CFPT-FM
- Toronto, Ontario; Canada;
- Broadcast area: Greater Toronto Area
- Frequency: 106.5 MHz (HD Radio)
- Branding: 106.5 Elmnt FM

Programming
- Format: Indigenous Peoples' radio (Talk, Pop, Rock and R&B)

Ownership
- Owner: First Peoples Radio
- Sister stations: CFPO-FM

History
- First air date: October 24, 2018
- Last air date: September 1, 2025
- Call sign meaning: First Peoples Toronto

Technical information
- Class: B1
- ERP: 988 watts (average); 2,600 watts (peak);
- HAAT: 297.7 meters (977 ft)

Links
- Website: Archived official website

= CFPT-FM =

Indigenous radio station in Toronto, Canada

CFPT-FM (106.5 MHz, 106.5 Elmnt FM) was an Indigenous radio station in Toronto, Ontario. Owned by First Peoples Radio, a subsidiary of Dadan Sivunivut, it broadcast music and talk programming targeting the First Nations community, with the former focusing upon both contemporary and indigenous musicians. The station launched on October 24, 2018 as a replacement for the city's Voices Radio station. It ceased operations on September 1, 2025.

== History ==
In June 2017, the Canadian Radio-television and Telecommunications Commission (CRTC) awarded licences for five new Indigenous radio stations in Calgary, Edmonton, Ottawa, Vancouver, and Toronto to replace the Voices Radio network (whose licenses were revoked in 2015 due to long-term compliance issues). The Ottawa (CFPO-FM) and Toronto licences were awarded to First Peoples Radio, a subsidiary of APTN, with the Toronto station inheriting Voices Radio's 106.5 FM frequency.

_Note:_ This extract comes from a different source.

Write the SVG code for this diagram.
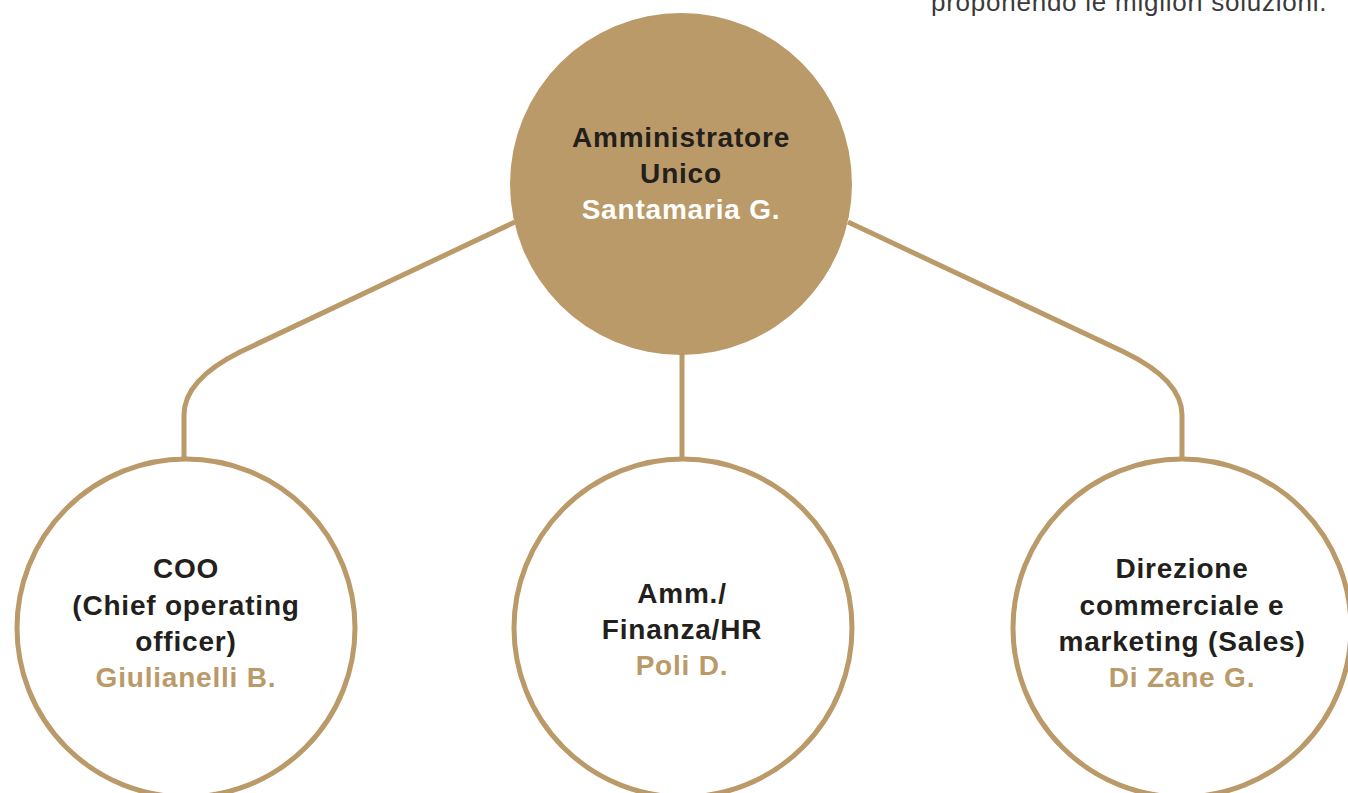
<svg xmlns="http://www.w3.org/2000/svg" width="1348" height="793" viewBox="0 0 1348 793">
<style>
.conn{fill:none;stroke:#BA9A68;stroke-width:5;}
.node{fill:#fff;stroke:#BA9A68;stroke-width:5;}
.t{font-family:"Liberation Sans",Arial,sans-serif;font-weight:bold;font-size:28px;letter-spacing:0.8px;text-anchor:middle;}
.dark{fill:#231F1C;}
.gold{fill:#BA9A68;}
.white{fill:#fff;}
.top{font-family:"Liberation Sans",Arial,sans-serif;font-size:26px;fill:#3a3a3a;letter-spacing:0.75px;}
</style>
<rect width="1348" height="793" fill="#fff"/>
<text class="top" x="931" y="11">proponendo le migliori soluzioni.</text>
<g id="connectors">
<path class="conn" d="M515 222 L240 352 Q184 380 184 415 V458"/>
<path class="conn" d="M848 222 L1124 352 Q1182 380 1182 415 V458"/>
<path class="conn" d="M682 350 V458"/>
</g>
<g id="node-amministratore">
<circle cx="681" cy="184" r="171" fill="#BA9A68"/>
<text class="t dark" x="681" y="147">Amministratore</text>
<text class="t dark" x="681" y="183">Unico</text>
<text class="t white" x="681" y="219">Santamaria G.</text>
</g>
<g id="node-coo">
<circle class="node" cx="186" cy="628" r="169"/>
<text class="t dark" x="186" y="578">COO</text>
<text class="t dark" x="186" y="615">(Chief operating</text>
<text class="t dark" x="186" y="651">officer)</text>
<text class="t gold" x="186" y="687">Giulianelli B.</text>
</g>
<g id="node-amm">
<circle class="node" cx="683" cy="628" r="169"/>
<text class="t dark" x="682" y="603">Amm./</text>
<text class="t dark" x="682" y="639">Finanza/HR</text>
<text class="t gold" x="682" y="675">Poli D.</text>
</g>
<g id="node-direzione">
<circle class="node" cx="1182" cy="628" r="169"/>
<text class="t dark" x="1182" y="578">Direzione</text>
<text class="t dark" x="1182" y="615">commerciale e</text>
<text class="t dark" x="1182" y="651">marketing (Sales)</text>
<text class="t gold" x="1182" y="687">Di Zane G.</text>
</g>
</svg>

In June 2018, it was announced that the two First Peoples Radio stations would brand as Elmnt FM, and air a mixture of music and talk programming, including popular pop, rock, and R&B music. At least 25% of the music played by the station will be by indigenous Canadian musicians. Métis musician Janet Panic was announced as the Toronto station's evening host.. Mohawk musician Julian Taylor was hired in May 2018 as the host of The Cruise and then the Afternoon Drive Show.

The station officially launched on October 24, 2018 as CFPT-FM.

In January 2022, broadcasters Mark Strong and Jemeni joined the station as cohosts of its morning show.

In May 2024, the CRTC rejected an application by First Peoples Radio requesting that $2 million in tangible benefits funding being paid by Stingray Group be redirected for two years to support CFPT-FM Toronto and its Ottawa sister station CFPO-FM. FPR chairman Jean LaRose said the application was a last ditch effort to keep the stations operational due to the impact the COVID-19 pandemic has on advertising revenue. Staff at the stations had been cut from 26 to 6 leaving no on-air personalities. As a result of the CRTC decision "we have to see just how far we can go and decide whether we have to close in the coming months if we’re not seeing growth in advertising revenue,” said LaRose.

On August 30, 2025, First Peoples Radio announced that it would be ceasing operations, resulting in the shutdown of both CFPT-FM and Ottawa 's sister station, CFPO-FM, on September 1, 2025 at 12am.

The CRTC officially revoked CFPT-FM's license on October 2, 2025.

On February 18, 2026, the CRTC issued call applications for new Indigenous radio stations to serve Ottawa (95.7 MHz) and Toronto (106.5 MHz).